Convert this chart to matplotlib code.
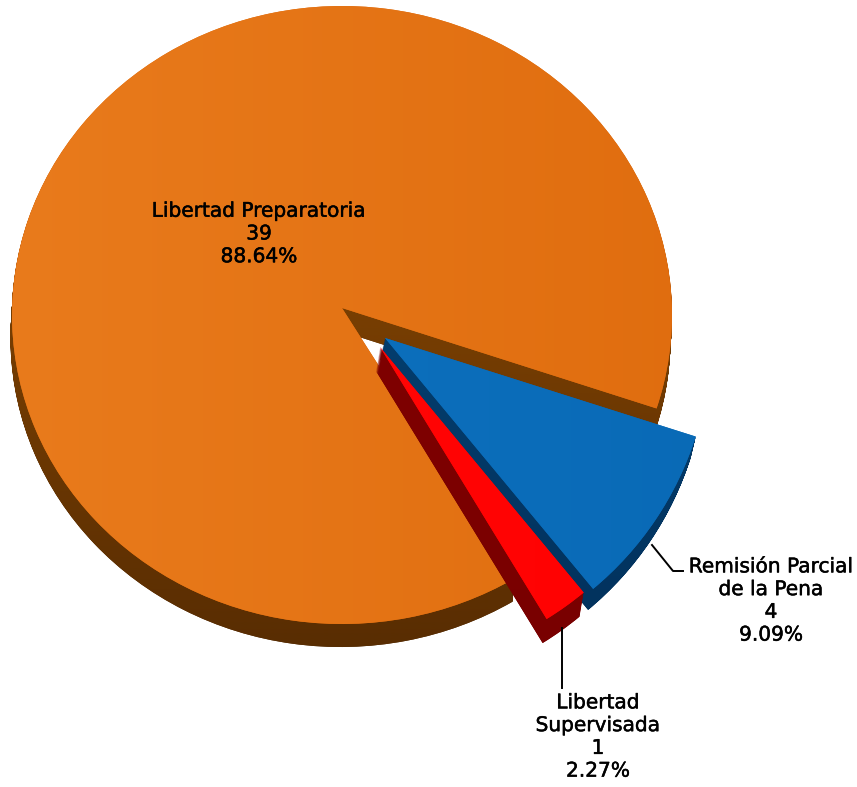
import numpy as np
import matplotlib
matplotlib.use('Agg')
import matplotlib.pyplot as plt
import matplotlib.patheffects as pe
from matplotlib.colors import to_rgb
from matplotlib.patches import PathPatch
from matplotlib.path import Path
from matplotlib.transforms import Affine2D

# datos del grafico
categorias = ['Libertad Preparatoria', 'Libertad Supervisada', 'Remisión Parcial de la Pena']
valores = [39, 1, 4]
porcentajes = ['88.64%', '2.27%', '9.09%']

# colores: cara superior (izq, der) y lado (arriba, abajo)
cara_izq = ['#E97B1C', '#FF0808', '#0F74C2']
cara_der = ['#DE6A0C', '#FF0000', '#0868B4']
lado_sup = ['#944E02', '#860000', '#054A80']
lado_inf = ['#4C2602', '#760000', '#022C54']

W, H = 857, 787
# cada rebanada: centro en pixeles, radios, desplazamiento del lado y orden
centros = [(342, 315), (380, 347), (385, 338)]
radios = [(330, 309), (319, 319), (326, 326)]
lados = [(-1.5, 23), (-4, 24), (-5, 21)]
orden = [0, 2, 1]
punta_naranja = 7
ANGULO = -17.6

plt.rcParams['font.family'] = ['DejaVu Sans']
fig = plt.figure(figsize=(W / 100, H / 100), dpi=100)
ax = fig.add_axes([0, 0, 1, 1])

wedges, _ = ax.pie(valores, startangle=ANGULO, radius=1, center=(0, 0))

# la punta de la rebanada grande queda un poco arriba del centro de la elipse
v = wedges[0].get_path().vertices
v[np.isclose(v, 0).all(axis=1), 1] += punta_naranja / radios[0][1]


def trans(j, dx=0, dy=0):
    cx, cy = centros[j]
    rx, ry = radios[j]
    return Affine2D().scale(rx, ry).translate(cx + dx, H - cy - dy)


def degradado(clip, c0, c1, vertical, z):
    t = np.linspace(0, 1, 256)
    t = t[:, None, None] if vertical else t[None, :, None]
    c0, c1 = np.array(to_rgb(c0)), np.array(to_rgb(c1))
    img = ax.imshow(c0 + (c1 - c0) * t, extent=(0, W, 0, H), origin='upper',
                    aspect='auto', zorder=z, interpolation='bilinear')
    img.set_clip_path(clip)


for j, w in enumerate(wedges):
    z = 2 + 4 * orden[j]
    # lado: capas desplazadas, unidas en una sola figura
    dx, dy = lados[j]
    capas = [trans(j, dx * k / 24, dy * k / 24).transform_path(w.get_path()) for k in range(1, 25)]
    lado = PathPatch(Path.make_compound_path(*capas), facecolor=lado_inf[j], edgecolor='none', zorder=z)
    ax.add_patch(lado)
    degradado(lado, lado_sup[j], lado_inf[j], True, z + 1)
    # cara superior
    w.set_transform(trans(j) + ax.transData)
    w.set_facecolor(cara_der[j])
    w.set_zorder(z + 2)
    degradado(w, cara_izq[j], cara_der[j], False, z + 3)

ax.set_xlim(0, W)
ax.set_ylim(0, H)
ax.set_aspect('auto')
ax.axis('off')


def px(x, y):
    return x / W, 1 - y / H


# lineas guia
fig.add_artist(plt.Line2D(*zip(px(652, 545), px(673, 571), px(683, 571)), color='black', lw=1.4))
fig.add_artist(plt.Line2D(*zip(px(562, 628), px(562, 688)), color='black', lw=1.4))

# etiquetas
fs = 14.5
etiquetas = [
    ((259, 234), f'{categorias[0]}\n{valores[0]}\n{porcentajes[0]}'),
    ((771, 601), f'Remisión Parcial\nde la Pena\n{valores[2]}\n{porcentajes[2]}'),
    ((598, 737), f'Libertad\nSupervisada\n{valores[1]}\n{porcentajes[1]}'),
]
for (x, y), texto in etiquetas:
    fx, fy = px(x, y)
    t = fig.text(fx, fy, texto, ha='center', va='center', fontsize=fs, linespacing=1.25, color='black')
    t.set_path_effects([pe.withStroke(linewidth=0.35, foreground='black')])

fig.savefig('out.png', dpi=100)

*Problem details:* Skip the pictures, please, and transcribe only the lines from the beginning of the material through the one that contains "return Affine2D().scale(rx, ry).translate(cx".

*Reply:*
Convert this chart to matplotlib code.
import numpy as np
import matplotlib
matplotlib.use('Agg')
import matplotlib.pyplot as plt
import matplotlib.patheffects as pe
from matplotlib.colors import to_rgb
from matplotlib.patches import PathPatch
from matplotlib.path import Path
from matplotlib.transforms import Affine2D

# datos del grafico
categorias = ['Libertad Preparatoria', 'Libertad Supervisada', 'Remisión Parcial de la Pena']
valores = [39, 1, 4]
porcentajes = ['88.64%', '2.27%', '9.09%']

# colores: cara superior (izq, der) y lado (arriba, abajo)
cara_izq = ['#E97B1C', '#FF0808', '#0F74C2']
cara_der = ['#DE6A0C', '#FF0000', '#0868B4']
lado_sup = ['#944E02', '#860000', '#054A80']
lado_inf = ['#4C2602', '#760000', '#022C54']

W, H = 857, 787
# cada rebanada: centro en pixeles, radios, desplazamiento del lado y orden
centros = [(342, 315), (380, 347), (385, 338)]
radios = [(330, 309), (319, 319), (326, 326)]
lados = [(-1.5, 23), (-4, 24), (-5, 21)]
orden = [0, 2, 1]
punta_naranja = 7
ANGULO = -17.6

plt.rcParams['font.family'] = ['DejaVu Sans']
fig = plt.figure(figsize=(W / 100, H / 100), dpi=100)
ax = fig.add_axes([0, 0, 1, 1])

wedges, _ = ax.pie(valores, startangle=ANGULO, radius=1, center=(0, 0))

# la punta de la rebanada grande queda un poco arriba del centro de la elipse
v = wedges[0].get_path().vertices
v[np.isclose(v, 0).all(axis=1), 1] += punta_naranja / radios[0][1]


def trans(j, dx=0, dy=0):
    cx, cy = centros[j]
    rx, ry = radios[j]
    return Affine2D().scale(rx, ry).translate(cx + dx, H - cy - dy)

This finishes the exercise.